● Supplied material
● ● ● ● ●

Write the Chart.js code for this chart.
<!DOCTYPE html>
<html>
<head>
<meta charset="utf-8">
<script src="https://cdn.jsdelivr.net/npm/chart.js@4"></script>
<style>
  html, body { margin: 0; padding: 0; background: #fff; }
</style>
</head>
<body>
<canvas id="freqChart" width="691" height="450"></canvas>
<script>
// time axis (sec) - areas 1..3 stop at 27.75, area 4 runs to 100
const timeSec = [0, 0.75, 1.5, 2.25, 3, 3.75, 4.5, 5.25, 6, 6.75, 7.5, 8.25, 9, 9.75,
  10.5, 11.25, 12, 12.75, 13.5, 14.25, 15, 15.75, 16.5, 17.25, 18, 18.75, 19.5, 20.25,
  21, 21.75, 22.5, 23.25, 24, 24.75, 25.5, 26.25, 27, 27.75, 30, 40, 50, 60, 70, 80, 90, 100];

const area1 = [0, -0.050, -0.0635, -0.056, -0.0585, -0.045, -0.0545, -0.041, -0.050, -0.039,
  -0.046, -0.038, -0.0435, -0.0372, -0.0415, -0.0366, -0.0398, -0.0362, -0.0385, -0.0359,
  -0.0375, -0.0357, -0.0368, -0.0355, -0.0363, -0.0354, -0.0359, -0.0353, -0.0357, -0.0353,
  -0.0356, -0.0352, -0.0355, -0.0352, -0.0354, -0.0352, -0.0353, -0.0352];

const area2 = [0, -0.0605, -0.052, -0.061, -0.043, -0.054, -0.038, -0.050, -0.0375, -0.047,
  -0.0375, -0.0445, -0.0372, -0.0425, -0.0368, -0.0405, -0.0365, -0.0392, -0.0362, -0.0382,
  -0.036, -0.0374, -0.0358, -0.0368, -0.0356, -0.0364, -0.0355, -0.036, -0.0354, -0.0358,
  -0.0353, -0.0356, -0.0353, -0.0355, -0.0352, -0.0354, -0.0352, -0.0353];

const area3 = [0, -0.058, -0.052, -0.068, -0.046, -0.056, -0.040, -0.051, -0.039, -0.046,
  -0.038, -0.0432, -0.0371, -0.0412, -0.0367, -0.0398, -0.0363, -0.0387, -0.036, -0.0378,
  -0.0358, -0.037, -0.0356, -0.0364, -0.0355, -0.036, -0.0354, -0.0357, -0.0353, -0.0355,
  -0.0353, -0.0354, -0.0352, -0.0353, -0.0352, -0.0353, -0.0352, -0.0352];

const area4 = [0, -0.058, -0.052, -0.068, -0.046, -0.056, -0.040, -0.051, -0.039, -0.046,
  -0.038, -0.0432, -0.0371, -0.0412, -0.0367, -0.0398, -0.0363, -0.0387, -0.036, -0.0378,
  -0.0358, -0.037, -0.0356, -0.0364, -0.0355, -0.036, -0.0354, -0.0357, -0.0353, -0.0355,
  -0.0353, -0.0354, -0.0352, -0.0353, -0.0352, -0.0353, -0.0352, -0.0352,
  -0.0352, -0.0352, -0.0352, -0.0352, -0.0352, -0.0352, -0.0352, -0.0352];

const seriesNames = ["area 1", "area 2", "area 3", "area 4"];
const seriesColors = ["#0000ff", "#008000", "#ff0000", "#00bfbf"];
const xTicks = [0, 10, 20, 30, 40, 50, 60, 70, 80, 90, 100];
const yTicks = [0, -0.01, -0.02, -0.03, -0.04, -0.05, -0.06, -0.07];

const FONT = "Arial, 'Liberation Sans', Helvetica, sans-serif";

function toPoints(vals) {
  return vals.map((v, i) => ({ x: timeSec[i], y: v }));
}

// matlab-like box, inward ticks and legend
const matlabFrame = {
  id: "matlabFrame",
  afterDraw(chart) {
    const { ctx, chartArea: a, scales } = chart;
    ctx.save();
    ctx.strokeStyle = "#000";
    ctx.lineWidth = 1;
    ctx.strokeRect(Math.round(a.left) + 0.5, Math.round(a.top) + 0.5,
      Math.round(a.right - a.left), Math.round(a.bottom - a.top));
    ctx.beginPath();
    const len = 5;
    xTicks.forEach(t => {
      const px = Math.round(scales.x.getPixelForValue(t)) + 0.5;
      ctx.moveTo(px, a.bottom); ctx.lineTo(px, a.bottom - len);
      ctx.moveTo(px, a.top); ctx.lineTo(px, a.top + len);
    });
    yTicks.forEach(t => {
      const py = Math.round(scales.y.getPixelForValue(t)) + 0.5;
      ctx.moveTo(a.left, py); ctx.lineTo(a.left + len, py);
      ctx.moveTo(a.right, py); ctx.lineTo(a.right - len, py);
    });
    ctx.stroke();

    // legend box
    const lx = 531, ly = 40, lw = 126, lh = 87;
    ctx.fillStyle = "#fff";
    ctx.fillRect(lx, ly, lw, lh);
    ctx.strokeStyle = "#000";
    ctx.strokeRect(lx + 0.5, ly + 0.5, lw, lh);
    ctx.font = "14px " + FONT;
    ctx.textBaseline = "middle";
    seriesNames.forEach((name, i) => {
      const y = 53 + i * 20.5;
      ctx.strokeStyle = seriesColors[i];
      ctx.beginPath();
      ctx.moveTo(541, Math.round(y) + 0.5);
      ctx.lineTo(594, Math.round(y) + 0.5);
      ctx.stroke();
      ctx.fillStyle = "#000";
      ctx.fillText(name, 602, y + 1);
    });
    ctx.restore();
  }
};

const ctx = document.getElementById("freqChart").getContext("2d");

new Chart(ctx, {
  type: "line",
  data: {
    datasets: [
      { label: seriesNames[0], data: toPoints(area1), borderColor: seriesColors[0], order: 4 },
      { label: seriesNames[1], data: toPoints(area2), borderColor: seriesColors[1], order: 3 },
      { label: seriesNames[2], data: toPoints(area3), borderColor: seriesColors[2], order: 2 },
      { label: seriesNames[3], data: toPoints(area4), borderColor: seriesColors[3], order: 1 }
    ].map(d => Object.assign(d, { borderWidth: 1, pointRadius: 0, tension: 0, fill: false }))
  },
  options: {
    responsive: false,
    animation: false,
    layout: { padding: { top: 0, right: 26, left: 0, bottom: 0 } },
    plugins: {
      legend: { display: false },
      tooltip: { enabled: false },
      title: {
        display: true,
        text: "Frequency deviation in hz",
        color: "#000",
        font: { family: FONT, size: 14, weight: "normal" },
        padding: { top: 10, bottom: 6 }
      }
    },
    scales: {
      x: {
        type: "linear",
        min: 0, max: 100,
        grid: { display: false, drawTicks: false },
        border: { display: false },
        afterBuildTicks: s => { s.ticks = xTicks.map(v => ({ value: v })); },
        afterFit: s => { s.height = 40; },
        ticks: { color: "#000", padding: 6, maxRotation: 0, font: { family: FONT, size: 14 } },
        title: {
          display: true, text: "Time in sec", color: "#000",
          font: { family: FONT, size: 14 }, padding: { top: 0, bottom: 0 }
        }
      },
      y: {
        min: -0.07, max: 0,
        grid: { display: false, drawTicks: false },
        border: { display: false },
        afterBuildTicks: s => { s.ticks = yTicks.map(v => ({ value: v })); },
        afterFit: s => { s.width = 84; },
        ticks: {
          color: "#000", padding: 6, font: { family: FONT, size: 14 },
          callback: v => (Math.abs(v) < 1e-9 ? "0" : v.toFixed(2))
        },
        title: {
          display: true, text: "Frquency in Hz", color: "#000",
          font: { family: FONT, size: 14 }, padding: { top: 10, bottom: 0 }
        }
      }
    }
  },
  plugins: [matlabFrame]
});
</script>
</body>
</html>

● ● ● ● ●

● Exercise aim
Exactly as written, please reproduce the lines from the first line of the data to the line containing "-0.0354, -0.0352, -0.0353];", inclusive, and nothing else.

● Expected answer
Write the Chart.js code for this chart.
<!DOCTYPE html>
<html>
<head>
<meta charset="utf-8">
<script src="https://cdn.jsdelivr.net/npm/chart.js@4"></script>
<style>
  html, body { margin: 0; padding: 0; background: #fff; }
</style>
</head>
<body>
<canvas id="freqChart" width="691" height="450"></canvas>
<script>
// time axis (sec) - areas 1..3 stop at 27.75, area 4 runs to 100
const timeSec = [0, 0.75, 1.5, 2.25, 3, 3.75, 4.5, 5.25, 6, 6.75, 7.5, 8.25, 9, 9.75,
  10.5, 11.25, 12, 12.75, 13.5, 14.25, 15, 15.75, 16.5, 17.25, 18, 18.75, 19.5, 20.25,
  21, 21.75, 22.5, 23.25, 24, 24.75, 25.5, 26.25, 27, 27.75, 30, 40, 50, 60, 70, 80, 90, 100];

const area1 = [0, -0.050, -0.0635, -0.056, -0.0585, -0.045, -0.0545, -0.041, -0.050, -0.039,
  -0.046, -0.038, -0.0435, -0.0372, -0.0415, -0.0366, -0.0398, -0.0362, -0.0385, -0.0359,
  -0.0375, -0.0357, -0.0368, -0.0355, -0.0363, -0.0354, -0.0359, -0.0353, -0.0357, -0.0353,
  -0.0356, -0.0352, -0.0355, -0.0352, -0.0354, -0.0352, -0.0353, -0.0352];

const area2 = [0, -0.0605, -0.052, -0.061, -0.043, -0.054, -0.038, -0.050, -0.0375, -0.047,
  -0.0375, -0.0445, -0.0372, -0.0425, -0.0368, -0.0405, -0.0365, -0.0392, -0.0362, -0.0382,
  -0.036, -0.0374, -0.0358, -0.0368, -0.0356, -0.0364, -0.0355, -0.036, -0.0354, -0.0358,
  -0.0353, -0.0356, -0.0353, -0.0355, -0.0352, -0.0354, -0.0352, -0.0353];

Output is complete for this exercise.